### Prompt
Using the listing below, please gather every line containing the word "chart".

### Records for the task
####

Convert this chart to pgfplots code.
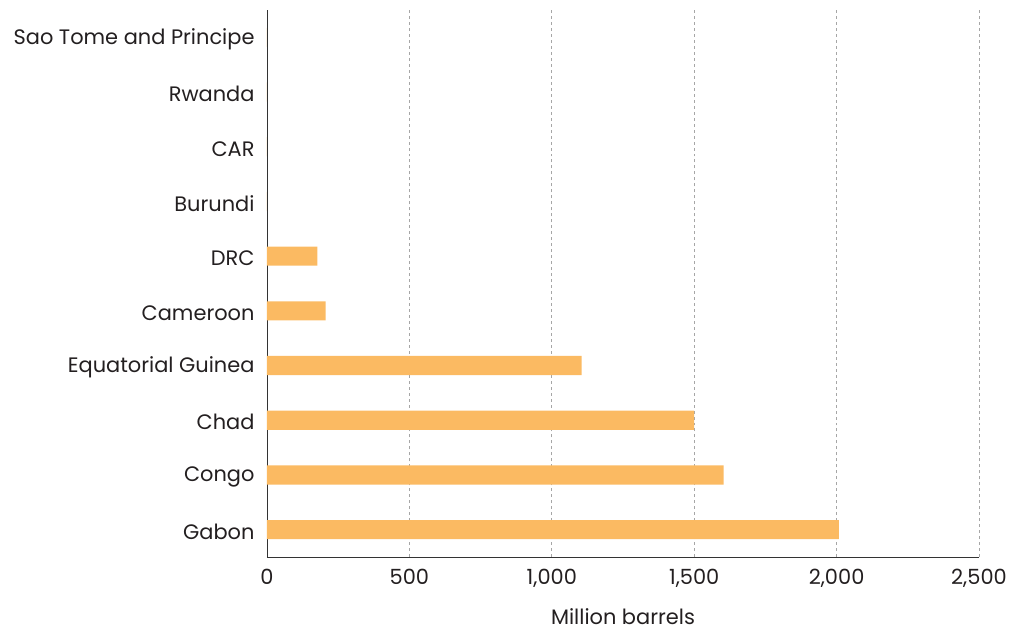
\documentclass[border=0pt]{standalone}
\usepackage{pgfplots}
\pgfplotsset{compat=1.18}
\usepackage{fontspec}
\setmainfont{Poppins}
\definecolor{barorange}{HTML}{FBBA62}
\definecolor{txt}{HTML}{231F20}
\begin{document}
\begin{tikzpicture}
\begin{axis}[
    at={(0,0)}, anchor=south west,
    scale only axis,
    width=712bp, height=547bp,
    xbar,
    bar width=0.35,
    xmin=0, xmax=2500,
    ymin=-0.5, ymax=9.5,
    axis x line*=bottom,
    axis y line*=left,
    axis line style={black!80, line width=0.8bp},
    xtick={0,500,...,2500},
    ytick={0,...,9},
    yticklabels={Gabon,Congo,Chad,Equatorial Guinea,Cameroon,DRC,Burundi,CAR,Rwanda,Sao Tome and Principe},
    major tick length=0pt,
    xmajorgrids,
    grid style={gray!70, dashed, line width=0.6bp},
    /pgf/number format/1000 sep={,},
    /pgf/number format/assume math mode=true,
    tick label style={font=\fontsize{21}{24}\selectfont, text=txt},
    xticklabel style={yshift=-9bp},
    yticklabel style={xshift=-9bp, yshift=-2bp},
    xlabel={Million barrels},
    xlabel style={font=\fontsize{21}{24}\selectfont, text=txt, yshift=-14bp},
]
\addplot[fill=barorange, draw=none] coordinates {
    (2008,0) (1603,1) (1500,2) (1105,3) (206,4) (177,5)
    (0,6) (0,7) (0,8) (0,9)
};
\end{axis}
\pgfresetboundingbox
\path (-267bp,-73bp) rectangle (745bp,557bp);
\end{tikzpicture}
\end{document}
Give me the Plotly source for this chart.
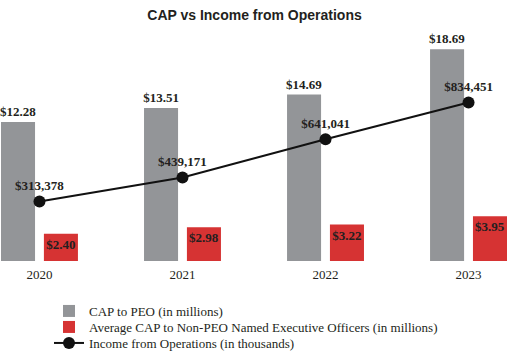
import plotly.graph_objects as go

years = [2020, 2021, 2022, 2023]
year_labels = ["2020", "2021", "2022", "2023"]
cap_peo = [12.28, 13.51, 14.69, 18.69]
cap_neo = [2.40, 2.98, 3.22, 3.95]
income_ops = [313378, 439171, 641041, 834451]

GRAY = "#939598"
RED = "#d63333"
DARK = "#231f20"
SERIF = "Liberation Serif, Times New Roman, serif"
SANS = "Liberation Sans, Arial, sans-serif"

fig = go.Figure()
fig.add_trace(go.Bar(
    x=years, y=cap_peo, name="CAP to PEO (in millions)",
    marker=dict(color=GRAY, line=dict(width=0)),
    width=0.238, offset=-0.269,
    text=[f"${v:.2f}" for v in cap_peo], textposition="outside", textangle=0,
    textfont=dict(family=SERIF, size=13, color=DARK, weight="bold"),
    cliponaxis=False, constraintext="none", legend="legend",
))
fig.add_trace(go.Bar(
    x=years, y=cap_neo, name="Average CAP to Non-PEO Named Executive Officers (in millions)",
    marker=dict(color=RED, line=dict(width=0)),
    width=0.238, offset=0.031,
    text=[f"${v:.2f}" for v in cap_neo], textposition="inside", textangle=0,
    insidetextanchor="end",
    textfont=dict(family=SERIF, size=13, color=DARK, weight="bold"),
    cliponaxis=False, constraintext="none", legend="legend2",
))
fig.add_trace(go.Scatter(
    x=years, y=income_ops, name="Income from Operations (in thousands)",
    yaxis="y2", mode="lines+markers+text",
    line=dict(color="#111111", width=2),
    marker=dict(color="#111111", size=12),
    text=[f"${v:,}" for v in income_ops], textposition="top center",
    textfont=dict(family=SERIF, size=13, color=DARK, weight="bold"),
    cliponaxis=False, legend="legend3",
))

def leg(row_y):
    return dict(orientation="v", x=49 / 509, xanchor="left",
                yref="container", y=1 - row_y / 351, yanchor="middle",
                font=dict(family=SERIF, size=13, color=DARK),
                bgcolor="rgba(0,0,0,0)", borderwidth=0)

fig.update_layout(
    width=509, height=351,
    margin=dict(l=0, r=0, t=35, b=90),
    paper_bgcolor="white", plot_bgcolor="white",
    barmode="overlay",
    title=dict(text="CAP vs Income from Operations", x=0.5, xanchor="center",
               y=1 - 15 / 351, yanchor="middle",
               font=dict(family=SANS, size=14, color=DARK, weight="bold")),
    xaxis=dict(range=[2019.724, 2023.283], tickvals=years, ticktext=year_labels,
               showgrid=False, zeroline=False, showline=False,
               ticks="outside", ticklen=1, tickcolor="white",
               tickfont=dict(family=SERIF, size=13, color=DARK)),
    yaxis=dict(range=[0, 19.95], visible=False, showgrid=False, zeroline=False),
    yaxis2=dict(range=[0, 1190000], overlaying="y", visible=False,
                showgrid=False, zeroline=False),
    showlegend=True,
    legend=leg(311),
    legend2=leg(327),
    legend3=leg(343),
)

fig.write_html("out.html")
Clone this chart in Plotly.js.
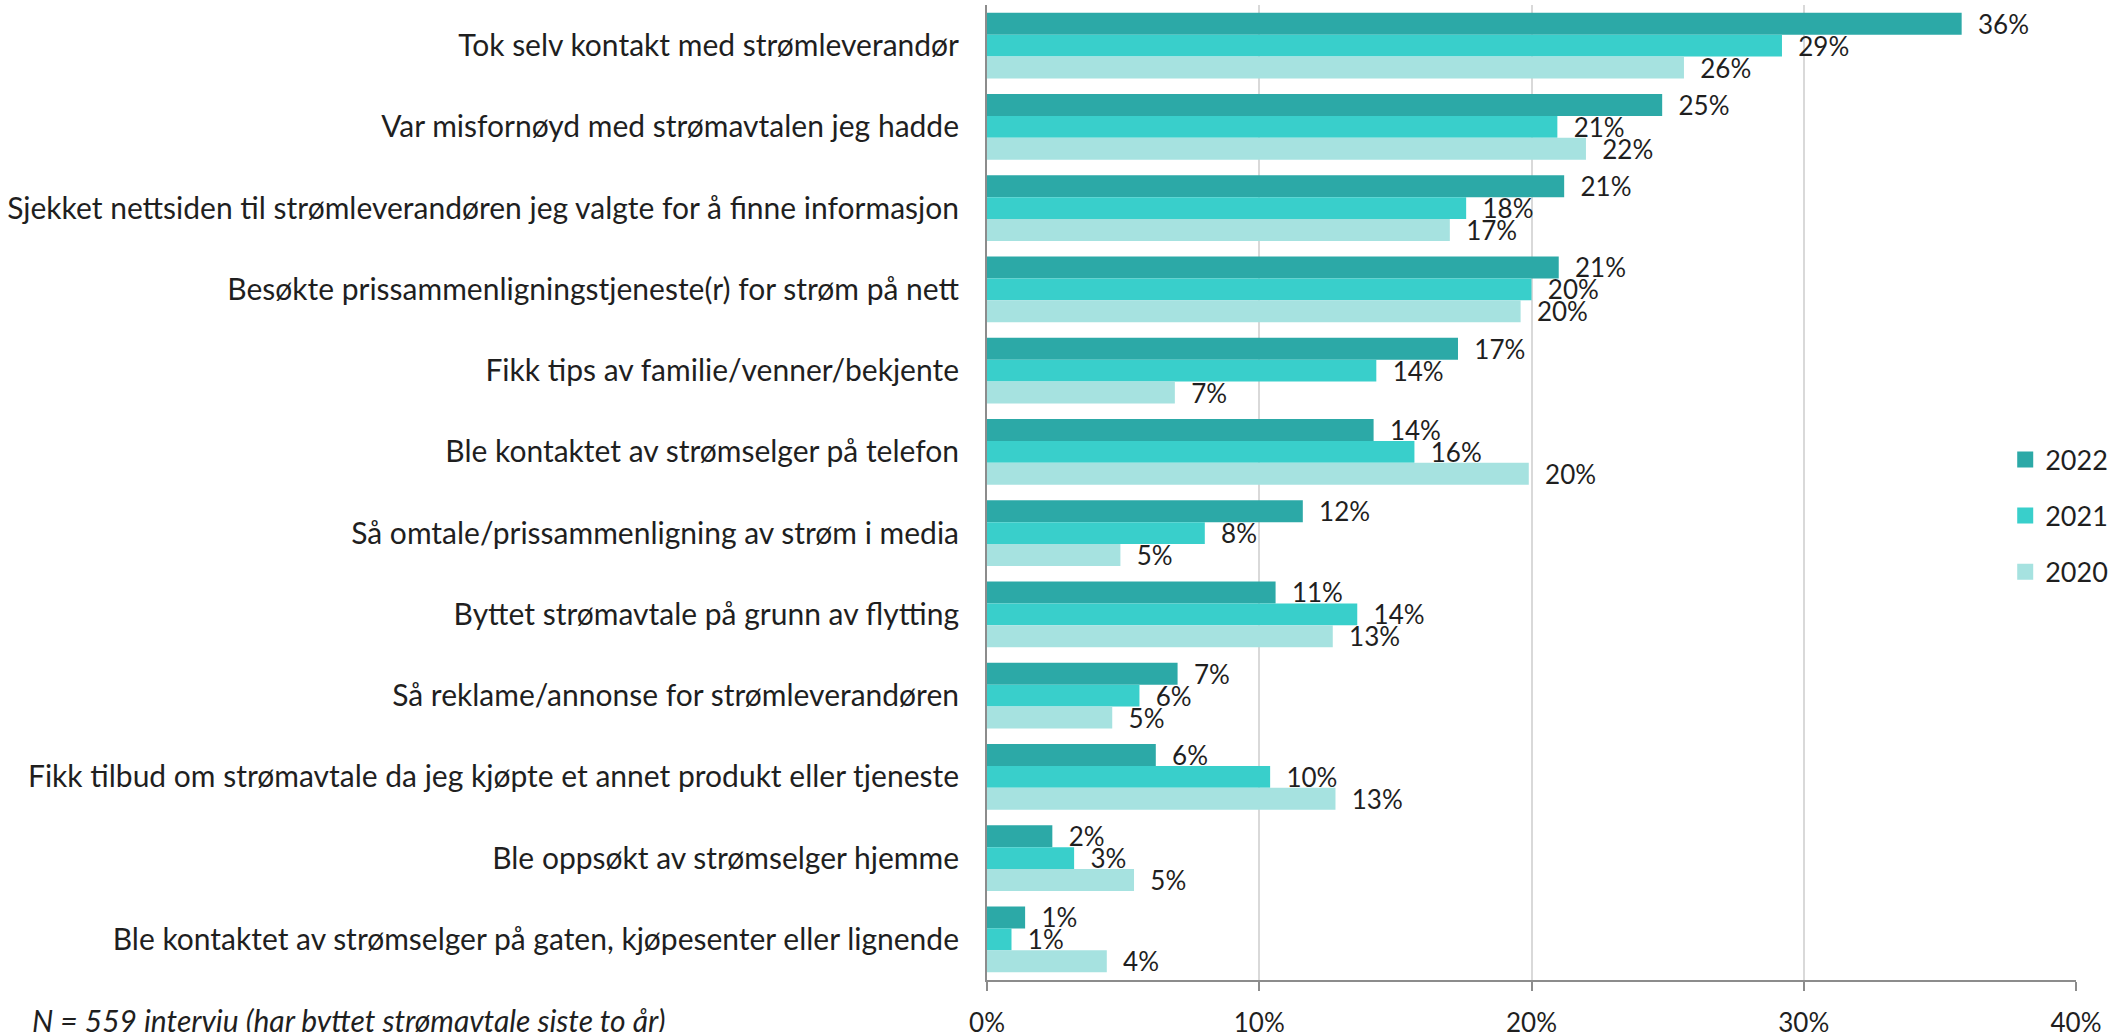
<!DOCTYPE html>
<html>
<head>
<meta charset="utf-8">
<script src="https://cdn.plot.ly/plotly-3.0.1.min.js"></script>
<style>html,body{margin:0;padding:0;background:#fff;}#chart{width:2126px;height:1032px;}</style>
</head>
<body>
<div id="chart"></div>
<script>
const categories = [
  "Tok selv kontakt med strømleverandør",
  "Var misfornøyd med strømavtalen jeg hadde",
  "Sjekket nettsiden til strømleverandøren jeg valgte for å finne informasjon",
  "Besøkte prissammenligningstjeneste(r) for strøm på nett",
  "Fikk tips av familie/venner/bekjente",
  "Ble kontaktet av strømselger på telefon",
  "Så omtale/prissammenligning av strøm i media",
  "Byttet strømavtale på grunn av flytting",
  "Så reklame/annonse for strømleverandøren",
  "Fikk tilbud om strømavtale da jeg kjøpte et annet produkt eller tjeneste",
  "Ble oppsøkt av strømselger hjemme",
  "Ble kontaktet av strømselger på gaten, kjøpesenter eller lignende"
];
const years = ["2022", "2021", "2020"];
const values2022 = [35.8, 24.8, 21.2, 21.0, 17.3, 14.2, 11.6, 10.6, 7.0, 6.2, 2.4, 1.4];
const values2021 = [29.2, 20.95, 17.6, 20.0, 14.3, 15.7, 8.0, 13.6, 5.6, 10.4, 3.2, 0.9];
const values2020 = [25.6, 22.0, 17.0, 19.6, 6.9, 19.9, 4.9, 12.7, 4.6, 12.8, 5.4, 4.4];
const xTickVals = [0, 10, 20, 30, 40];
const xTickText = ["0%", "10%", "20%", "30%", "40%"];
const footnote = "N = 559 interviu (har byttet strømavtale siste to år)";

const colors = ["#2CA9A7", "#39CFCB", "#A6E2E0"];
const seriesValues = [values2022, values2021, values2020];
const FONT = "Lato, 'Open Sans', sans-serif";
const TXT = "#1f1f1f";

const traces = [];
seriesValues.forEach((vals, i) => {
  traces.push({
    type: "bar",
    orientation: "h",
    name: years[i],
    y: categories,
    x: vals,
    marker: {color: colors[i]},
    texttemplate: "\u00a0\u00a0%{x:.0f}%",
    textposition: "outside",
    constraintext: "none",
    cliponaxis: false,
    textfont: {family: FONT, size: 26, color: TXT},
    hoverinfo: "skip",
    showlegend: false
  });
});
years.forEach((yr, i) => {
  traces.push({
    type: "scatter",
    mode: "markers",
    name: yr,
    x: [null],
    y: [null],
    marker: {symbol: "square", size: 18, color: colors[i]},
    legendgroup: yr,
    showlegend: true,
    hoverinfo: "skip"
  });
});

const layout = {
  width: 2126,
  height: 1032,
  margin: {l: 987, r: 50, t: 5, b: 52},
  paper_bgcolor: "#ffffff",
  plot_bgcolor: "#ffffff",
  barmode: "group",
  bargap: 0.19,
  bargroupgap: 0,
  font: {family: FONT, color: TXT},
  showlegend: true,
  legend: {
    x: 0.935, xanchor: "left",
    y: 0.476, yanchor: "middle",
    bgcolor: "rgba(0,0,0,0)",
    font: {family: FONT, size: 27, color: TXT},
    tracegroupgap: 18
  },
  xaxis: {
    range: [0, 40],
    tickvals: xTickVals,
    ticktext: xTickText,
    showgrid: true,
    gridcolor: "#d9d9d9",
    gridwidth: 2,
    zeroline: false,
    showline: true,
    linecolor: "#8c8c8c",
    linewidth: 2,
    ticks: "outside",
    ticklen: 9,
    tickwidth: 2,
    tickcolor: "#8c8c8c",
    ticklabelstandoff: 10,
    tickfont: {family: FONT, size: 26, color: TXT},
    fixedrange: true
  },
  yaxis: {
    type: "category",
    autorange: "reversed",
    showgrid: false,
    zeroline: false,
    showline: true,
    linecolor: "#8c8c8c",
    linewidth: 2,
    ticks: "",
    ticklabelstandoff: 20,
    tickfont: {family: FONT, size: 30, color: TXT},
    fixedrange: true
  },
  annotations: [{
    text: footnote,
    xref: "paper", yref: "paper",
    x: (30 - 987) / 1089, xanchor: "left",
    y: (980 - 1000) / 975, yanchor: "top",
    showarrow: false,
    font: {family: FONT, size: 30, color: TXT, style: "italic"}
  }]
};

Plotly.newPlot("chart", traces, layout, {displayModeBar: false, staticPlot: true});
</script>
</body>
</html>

####

### Output of the exercise
Convert this chart to pgfplots code.
Give me the Plotly source for this chart.
Clone this chart in Plotly.js.
<style>html,body{margin:0;padding:0;background:#fff;}#chart{width:2126px;height:1032px;}</style>
<div id="chart"></div>
Plotly.newPlot("chart", traces, layout, {displayModeBar: false, staticPlot: true});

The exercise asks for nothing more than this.